Lawmakers file nearly 400 bills before lunch on Monday for new session

Today, Texas lawmakers filed nearly 400 bills online before lunchtime, preparing for the next year’s legislative term, which begins on January 8, the Dallas Morning News reports.

There are 181 members of the Texas House and Senate and they have until March 8 to file their bills. The Legislature meets once ever two years. Their next biennial session begins Jan. 8.

In 2017, lawmakers filed 10,672 bills and resolutions. Gov. Greg Abbott signed only 1,090 bills– roughly ten percent– into law. Last year, “the most heated debates took place over immigration policy and LGBTQ rights,” the Dallas Morning News said.

This year, lawmakers are expected to focus on property taxes and public school funding, with a slim margin of bills proposed becoming law.

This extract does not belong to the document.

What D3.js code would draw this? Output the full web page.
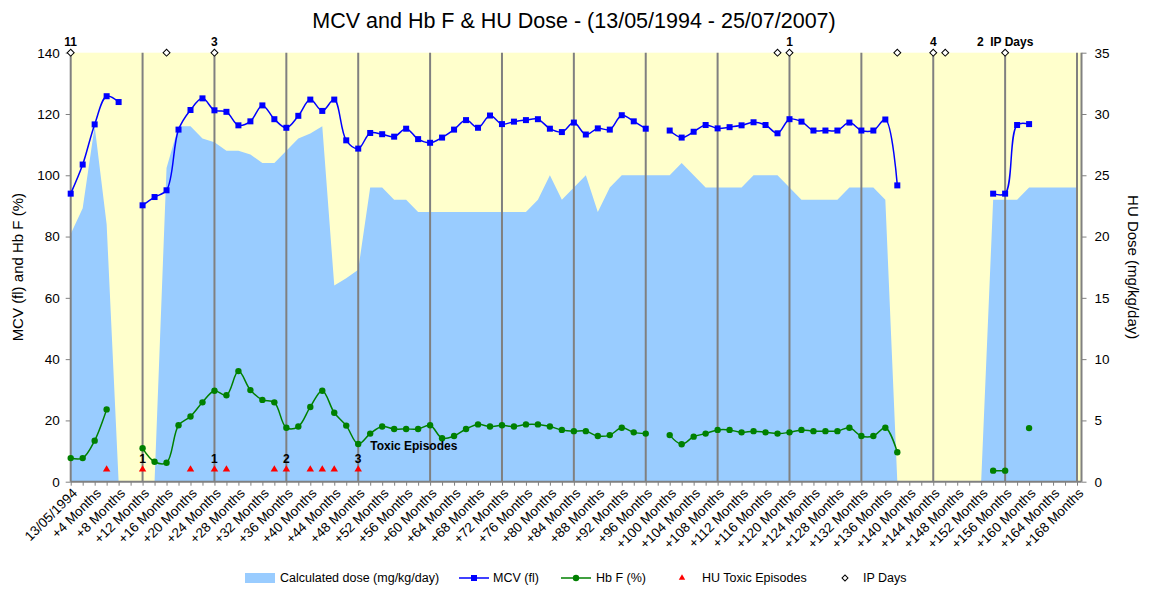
<!DOCTYPE html>
<html>
<head>
<meta charset="utf-8">
<script src="https://cdn.jsdelivr.net/npm/d3@7/dist/d3.min.js"></script>
<style>
  body { margin: 0; background: #fff; }
  text { font-family: "Liberation Sans", Arial, sans-serif; }
</style>
</head>
<body>
<div id="chart"></div>
<script>
const width = 1151, height = 590;

// months since 13/05/1994, one reading every 2 months
const months = [0,2,4,6,8,10,12,14,16,18,20,22,24,26,28,30,32,34,36,38,40,42,44,46,48,50,52,54,56,58,
  60,62,64,66,68,70,72,74,76,78,80,82,84,86,88,90,92,94,96,98,100,102,104,106,108,110,112,114,116,118,
  120,122,124,126,128,130,132,134,136,138,140,142,144,146,148,150,152,154,156,158,160,162,164,166,168];

const mcv = [94.0,103.5,116.6,125.8,123.9,null,90.2,92.9,95.1,114.9,121.3,125.1,121.2,120.7,116.3,117.6,122.8,118.3,115.5,119.4,
  124.7,121.0,124.7,111.4,108.7,113.8,113.4,112.6,115.2,111.8,110.6,112.3,114.9,118.0,115.5,119.5,116.7,117.5,118.0,118.3,
  115.2,114.1,117.2,113.3,115.3,114.9,119.6,117.6,115.2,null,114.6,112.3,114.2,116.4,115.3,115.7,116.3,117.3,116.4,113.7,
  118.3,117.5,114.6,114.6,114.6,117.2,114.6,114.6,118.2,96.7,null,null,null,null,null,null,null,94.0,94.0,116.4,
  116.7,null,null,null,null];

const hbf = [7.7,7.7,13.4,23.6,null,null,10.9,6.5,6.2,18.4,21.3,25.9,29.7,28.2,36.1,29.9,26.7,25.9,17.6,18.0,
  24.4,29.7,22.5,18.3,12.3,15.7,18.0,17.2,17.2,17.2,18.4,14.2,14.9,17.2,18.7,18.0,18.4,18.0,18.7,18.7,
  18.0,16.9,16.5,16.5,14.9,15.2,17.6,16.1,15.7,null,15.2,12.2,14.7,15.7,16.9,16.9,16.1,16.5,16.1,15.7,
  16.1,16.9,16.5,16.5,16.5,17.6,14.9,14.9,17.6,9.6,null,null,null,null,null,null,null,3.6,3.6,null,
  17.5,null,null,null,null];

// calculated HU dose (mg/kg/day), right axis
const dose = [20.2,22.3,29,21,0,0,0,0,25.6,29,29,28,27.7,27,27,26.7,26,26,27,28,
  28.4,29,16,16.6,17.3,24,24,23,23,22,22,22,22,22,22,22,22,22,22,23,
  25,23,24,25,22,24,25,25,25,25,25,26,25,24,24,24,24,25,25,25,
  24,23,23,23,23,24,24,24,23,0,0,0,0,0,0,0,0,23,23,23,
  24,24,24,24,24];

const toxicMonths = [6,12,20,24,26,34,36,40,42,44,48];
const toxicLevel = 4;
const toxicLabels = [{m:12, t:"1"}, {m:24, t:"1"}, {m:36, t:"2"}, {m:48, t:"3"}];

const ipMonths = [0,16,24,118,120,138,144,146,156];
const ipLevel = 140;
const ipLabels = [{m:0, t:"11"}, {m:24, t:"3"}, {m:120, t:"1"}, {m:144, t:"4"}, {m:156, t:"2\u00a0\u00a0IP Days"}];

const leftTicks = [0,20,40,60,80,100,120,140];
const rightTicks = [0,5,10,15,20,25,30,35];
const gridMonths = [12,24,36,48,60,72,84,96,108,120,132,144,156,168];
const labelMonths = d3.range(0, 169, 4);
const minorMonths = d3.range(0, 169, 2);

const pLeft = 70.7, pRight = 1081.5, pTop = 52.7, pBottom = 481.7;

const x = d3.scaleLinear().domain([0, 168.75]).range([pLeft, pRight]);
const yL = d3.scaleLinear().domain([0, 140]).range([pBottom, pTop]);
const yR = d3.scaleLinear().domain([0, 35]).range([pBottom, pTop]);

const svg = d3.select("#chart").append("svg")
  .attr("width", width)
  .attr("height", height);

// plot background
svg.append("rect")
  .attr("x", pLeft).attr("y", pTop)
  .attr("width", pRight - pLeft).attr("height", pBottom - pTop)
  .attr("fill", "#FFFFCC");

// dose area
const doseData = months.map((m, i) => ({m: m, v: dose[i]}));
svg.append("path")
  .datum(doseData)
  .attr("fill", "#99CCFF")
  .attr("d", d3.area().x(d => x(d.m)).y0(yR(0)).y1(d => yR(d.v)));

// vertical gridlines
svg.append("g")
  .selectAll("line")
  .data(gridMonths)
  .join("line")
  .attr("x1", d => x(d)).attr("x2", d => x(d))
  .attr("y1", pTop).attr("y2", pBottom)
  .attr("stroke", "#808080")
  .attr("stroke-width", 2);

// bottom axis
const xAxis = svg.append("g")
  .attr("transform", `translate(0,${pBottom})`)
  .call(d3.axisBottom(x).tickValues(minorMonths).tickSize(4).tickFormat(""));
xAxis.select(".domain").attr("stroke", "#808080").attr("stroke-width", 2)
  .attr("d", `M${pLeft},0H${pRight}`);
xAxis.selectAll(".tick line").attr("stroke", "#808080");

svg.append("g")
  .selectAll("text")
  .data(labelMonths)
  .join("text")
  .attr("transform", d => `translate(${x(d) + 4},${pBottom + 9}) rotate(-45)`)
  .attr("text-anchor", "end")
  .attr("dy", "0.35em")
  .attr("font-size", 13.5)
  .text(d => d === 0 ? "13/05/1994" : "+" + d + " Months");

// left axis
const yAxisL = svg.append("g")
  .attr("transform", `translate(${pLeft},0)`)
  .call(d3.axisLeft(yL).tickValues(leftTicks).tickSize(5).tickPadding(6));
yAxisL.select(".domain").attr("stroke", "#808080").attr("stroke-width", 2)
  .attr("d", `M0,${pTop}V${pBottom}`);
yAxisL.selectAll(".tick line").attr("stroke", "#808080");
yAxisL.selectAll(".tick text").attr("font-size", 13.5).attr("fill", "#000")
  .attr("font-family", "Liberation Sans, Arial, sans-serif");

// right axis
const yAxisR = svg.append("g")
  .attr("transform", `translate(${pRight},0)`)
  .call(d3.axisRight(yR).tickValues(rightTicks).tickSize(5).tickPadding(8));
yAxisR.select(".domain").attr("stroke", "#808080").attr("stroke-width", 2)
  .attr("d", `M0,${pTop}V${pBottom}`);
yAxisR.selectAll(".tick line").attr("stroke", "#808080");
yAxisR.selectAll(".tick text").attr("font-size", 13.5).attr("fill", "#000")
  .attr("font-family", "Liberation Sans, Arial, sans-serif");

// MCV line
const mcvData = months.map((m, i) => ({m: m, v: mcv[i]}));
svg.append("path")
  .datum(mcvData)
  .attr("fill", "none")
  .attr("stroke", "#0000FF")
  .attr("stroke-width", 1.5)
  .attr("d", d3.line().defined(d => d.v != null).curve(d3.curveCatmullRom.alpha(0.5))
    .x(d => x(d.m)).y(d => yL(d.v)));
svg.append("g")
  .selectAll("rect")
  .data(mcvData.filter(d => d.v != null))
  .join("rect")
  .attr("x", d => x(d.m) - 3).attr("y", d => yL(d.v) - 3)
  .attr("width", 6).attr("height", 6)
  .attr("fill", "#0000FF");

// Hb F line
const hbfData = months.map((m, i) => ({m: m, v: hbf[i]}));
svg.append("path")
  .datum(hbfData)
  .attr("fill", "none")
  .attr("stroke", "#008000")
  .attr("stroke-width", 1.5)
  .attr("d", d3.line().defined(d => d.v != null).curve(d3.curveCatmullRom.alpha(0.5))
    .x(d => x(d.m)).y(d => yL(d.v)));
svg.append("g")
  .selectAll("circle")
  .data(hbfData.filter(d => d.v != null))
  .join("circle")
  .attr("cx", d => x(d.m)).attr("cy", d => yL(d.v))
  .attr("r", 3.2)
  .attr("fill", "#008000");

// HU toxic episodes
const tri = d3.symbol(d3.symbolTriangle, 24);
svg.append("g")
  .selectAll("path")
  .data(toxicMonths)
  .join("path")
  .attr("transform", d => `translate(${x(d)},${yL(toxicLevel)})`)
  .attr("d", tri)
  .attr("fill", "#FF0000");
svg.append("g")
  .selectAll("text")
  .data(toxicLabels)
  .join("text")
  .attr("x", d => x(d.m)).attr("y", yL(toxicLevel) - 6)
  .attr("text-anchor", "middle")
  .attr("font-size", 12).attr("font-weight", "bold")
  .text(d => d.t);
svg.append("text")
  .attr("x", x(48) + 12).attr("y", 450)
  .attr("font-size", 12).attr("font-weight", "bold")
  .text("Toxic Episodes");

// IP days
const dia = d3.symbol(d3.symbolSquare, 24);
svg.append("g")
  .selectAll("path")
  .data(ipMonths)
  .join("path")
  .attr("transform", d => `translate(${x(d)},${yL(ipLevel)}) rotate(45)`)
  .attr("d", dia)
  .attr("fill", "#fff")
  .attr("stroke", "#000")
  .attr("stroke-width", 1);
svg.append("g")
  .selectAll("text")
  .data(ipLabels)
  .join("text")
  .attr("x", d => x(d.m)).attr("y", yL(ipLevel) - 7)
  .attr("text-anchor", "middle")
  .attr("font-size", 12).attr("font-weight", "bold")
  .text(d => d.t);

// title
svg.append("text")
  .attr("x", 574).attr("y", 28)
  .attr("text-anchor", "middle")
  .attr("font-size", 21.5)
  .text("MCV and Hb F & HU Dose - (13/05/1994 - 25/07/2007)");

// axis titles
svg.append("text")
  .attr("transform", `translate(23,${(pTop + pBottom) / 2}) rotate(-90)`)
  .attr("text-anchor", "middle")
  .attr("font-size", 15)
  .text("MCV (fl) and Hb F (%)");
svg.append("text")
  .attr("transform", `translate(1128,${(pTop + pBottom) / 2}) rotate(90)`)
  .attr("text-anchor", "middle")
  .attr("font-size", 15)
  .text("HU Dose (mg/kg/day)");

// legend
const ly = 578;
const legend = svg.append("g").attr("font-size", 12.5);
legend.append("rect").attr("x", 245).attr("y", ly - 5).attr("width", 30).attr("height", 10).attr("fill", "#99CCFF");
legend.append("text").attr("x", 280).attr("y", ly).attr("dy", "0.35em").text("Calculated dose (mg/kg/day)");
legend.append("line").attr("x1", 459).attr("x2", 489).attr("y1", ly).attr("y2", ly).attr("stroke", "#0000FF").attr("stroke-width", 1.5);
legend.append("rect").attr("x", 471).attr("y", ly - 3).attr("width", 6).attr("height", 6).attr("fill", "#0000FF");
legend.append("text").attr("x", 493).attr("y", ly).attr("dy", "0.35em").text("MCV (fl)");
legend.append("line").attr("x1", 561).attr("x2", 591).attr("y1", ly).attr("y2", ly).attr("stroke", "#008000").attr("stroke-width", 1.5);
legend.append("circle").attr("cx", 576).attr("cy", ly).attr("r", 3.2).attr("fill", "#008000");
legend.append("text").attr("x", 596).attr("y", ly).attr("dy", "0.35em").text("Hb F (%)");
legend.append("path").attr("transform", `translate(682,${ly})`).attr("d", d3.symbol(d3.symbolTriangle, 18)).attr("fill", "#FF0000");
legend.append("text").attr("x", 702).attr("y", ly).attr("dy", "0.35em").text("HU Toxic Episodes");
legend.append("path").attr("transform", `translate(845,${ly}) rotate(45)`).attr("d", d3.symbol(d3.symbolSquare, 18))
  .attr("fill", "#fff").attr("stroke", "#000");
legend.append("text").attr("x", 863).attr("y", ly).attr("dy", "0.35em").text("IP Days");
</script>
</body>
</html>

According to News Radio 1200 WOAI, a range of bills were introduced to:

  • Allow the cultivation of marijuana for medicinal purposes.
  • Abolish Daylight Saving Time in Texas.
  • Make theft of mail a state crime.
  • Require that a state budget be passed every year, not every two years.
  • Allow people in a local jurisdiction to vote to legalize “eight liner” gambling machines
  • Remove the “offense of homosexual conduct” language from the state laws.  (All homosexual conduct laws were thrown out in the U.S. Supreme Court Lawrence v. Texas in 2003).
  • Register “driverless cars” in Texas.
  • Allow a person to register to vote when applying to renew a driver’s license.
  • Ban housing discrimination based on “gender identity.”
  • Prohibit Texans from owning 3-D printed firearms.

If this is any indication of the direction Texas is heading, it’s in trouble.

There have to be more serious issues to focus on, like voter fraud, prison reform, education reform, securing the border, and many other priorities that have to outweigh the above. Let’s wait and see if any of the above make it to the ten percent of those that become law.